The AQI stayed above 150 all day yesterday. PM2.5 density peaked at around 180 micrograms per cubic meter at 1pm but fell to 120 within two hours. PM10 density showed similar readings but both started to rise again in the late afternoon.

“Weather conditions will get better to disperse the pollutants after the arrival of the cold front,” said Kong Chunyan, a chief service officer at the weather bureau. “But overnight fog and light morning haze are still possible.”

Temperatures today are unlikely to exceed 13 degrees Celsius, with a low of 7 degrees. Tomorrow will see them drop below 10 degrees before they rise gradually to the low teens by Friday. Lows will range between 4 and 6 degrees throughout the week and the skies will be mostly cloudy.

Around 70 domestic and international flights were canceled and more than 150 delayed at Shanghai’s two airports yesterday because of poor visibility. The fog began to cover the city at around 3am yesterday and it affected most outbound and inbound flights at Pudong and Hongqiao international airports.

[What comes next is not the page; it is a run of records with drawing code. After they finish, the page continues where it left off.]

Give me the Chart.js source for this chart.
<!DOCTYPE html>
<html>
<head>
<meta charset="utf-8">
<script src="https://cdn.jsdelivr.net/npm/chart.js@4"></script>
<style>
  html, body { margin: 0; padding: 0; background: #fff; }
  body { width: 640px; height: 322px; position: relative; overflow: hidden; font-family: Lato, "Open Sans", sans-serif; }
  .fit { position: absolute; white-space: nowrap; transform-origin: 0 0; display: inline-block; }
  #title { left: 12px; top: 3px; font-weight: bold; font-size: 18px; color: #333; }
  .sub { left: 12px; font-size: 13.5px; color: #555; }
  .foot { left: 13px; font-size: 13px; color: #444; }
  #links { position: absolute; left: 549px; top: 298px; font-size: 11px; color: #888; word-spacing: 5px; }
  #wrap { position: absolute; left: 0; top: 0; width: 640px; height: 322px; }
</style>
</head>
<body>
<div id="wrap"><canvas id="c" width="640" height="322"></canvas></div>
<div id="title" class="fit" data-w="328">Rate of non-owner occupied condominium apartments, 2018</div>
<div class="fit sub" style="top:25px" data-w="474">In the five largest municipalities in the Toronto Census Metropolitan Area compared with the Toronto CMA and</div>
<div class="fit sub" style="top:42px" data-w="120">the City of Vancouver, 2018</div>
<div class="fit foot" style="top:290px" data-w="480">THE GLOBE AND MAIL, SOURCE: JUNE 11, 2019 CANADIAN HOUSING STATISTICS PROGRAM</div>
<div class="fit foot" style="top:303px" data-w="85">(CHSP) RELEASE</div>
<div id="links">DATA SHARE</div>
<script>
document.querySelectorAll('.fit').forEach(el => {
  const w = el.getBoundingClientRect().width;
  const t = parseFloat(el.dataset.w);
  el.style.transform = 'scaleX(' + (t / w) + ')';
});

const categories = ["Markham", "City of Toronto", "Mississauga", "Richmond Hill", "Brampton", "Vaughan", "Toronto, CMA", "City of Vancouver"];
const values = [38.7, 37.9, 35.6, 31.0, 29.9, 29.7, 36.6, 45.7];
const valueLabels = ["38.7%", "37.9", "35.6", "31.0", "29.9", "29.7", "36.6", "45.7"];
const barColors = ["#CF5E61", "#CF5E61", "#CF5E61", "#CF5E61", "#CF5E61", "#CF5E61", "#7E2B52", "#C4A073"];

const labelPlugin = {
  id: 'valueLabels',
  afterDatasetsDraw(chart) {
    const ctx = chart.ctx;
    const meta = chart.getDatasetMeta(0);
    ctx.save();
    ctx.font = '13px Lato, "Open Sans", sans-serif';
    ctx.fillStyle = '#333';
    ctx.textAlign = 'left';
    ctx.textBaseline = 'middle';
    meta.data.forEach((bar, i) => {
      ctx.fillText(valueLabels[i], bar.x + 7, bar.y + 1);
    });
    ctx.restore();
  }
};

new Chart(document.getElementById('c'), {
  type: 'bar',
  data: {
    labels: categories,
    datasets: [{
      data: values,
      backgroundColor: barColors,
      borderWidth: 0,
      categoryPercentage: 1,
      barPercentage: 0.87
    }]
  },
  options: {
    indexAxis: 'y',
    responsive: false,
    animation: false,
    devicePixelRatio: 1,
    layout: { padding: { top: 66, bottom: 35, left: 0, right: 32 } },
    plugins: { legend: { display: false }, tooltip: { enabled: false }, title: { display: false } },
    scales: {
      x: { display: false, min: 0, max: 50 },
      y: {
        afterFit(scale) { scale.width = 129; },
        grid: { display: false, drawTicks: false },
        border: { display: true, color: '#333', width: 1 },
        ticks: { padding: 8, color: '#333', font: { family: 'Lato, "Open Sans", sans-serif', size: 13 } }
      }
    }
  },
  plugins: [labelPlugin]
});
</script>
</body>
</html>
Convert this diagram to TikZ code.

The KLM Royal Dutch airlines’ flight KL896 from Shanghai to Amsterdam was delayed for over five hours. It was due to leave in the morning but eventually took off around 2pm.

Several Chinese cities closed expressways and canceled flights as heavy fog and smog continue to grip a large part of the country, Xinhua news agency reported.

Almost all expressways in the eastern province of Jiangsu were closed yesterday morning. Traffic resumed on some roads in the afternoon, Xinhua said.

In Nanjing, capital of Jiangsu, visibility dropped to below 50 meters in some areas, and the airport reported delays or cancellations affecting more than 100 flights.

Traffic was temporarily suspended on several expressways in Beijing on Saturday. The bans were lifted at 2:40pm yesterday as wind dispersed the smog, Xinhua said.

The coastal city of Qingdao in Shandong Province reported dense fog yesterday, with the closure of several expressways and delays affecting more than 50 flights. The city also closed its port, with more than 70 ships stranded.

The smog has led to high pollution readings in many cities where authorities banned outdoor school activities and limited construction work.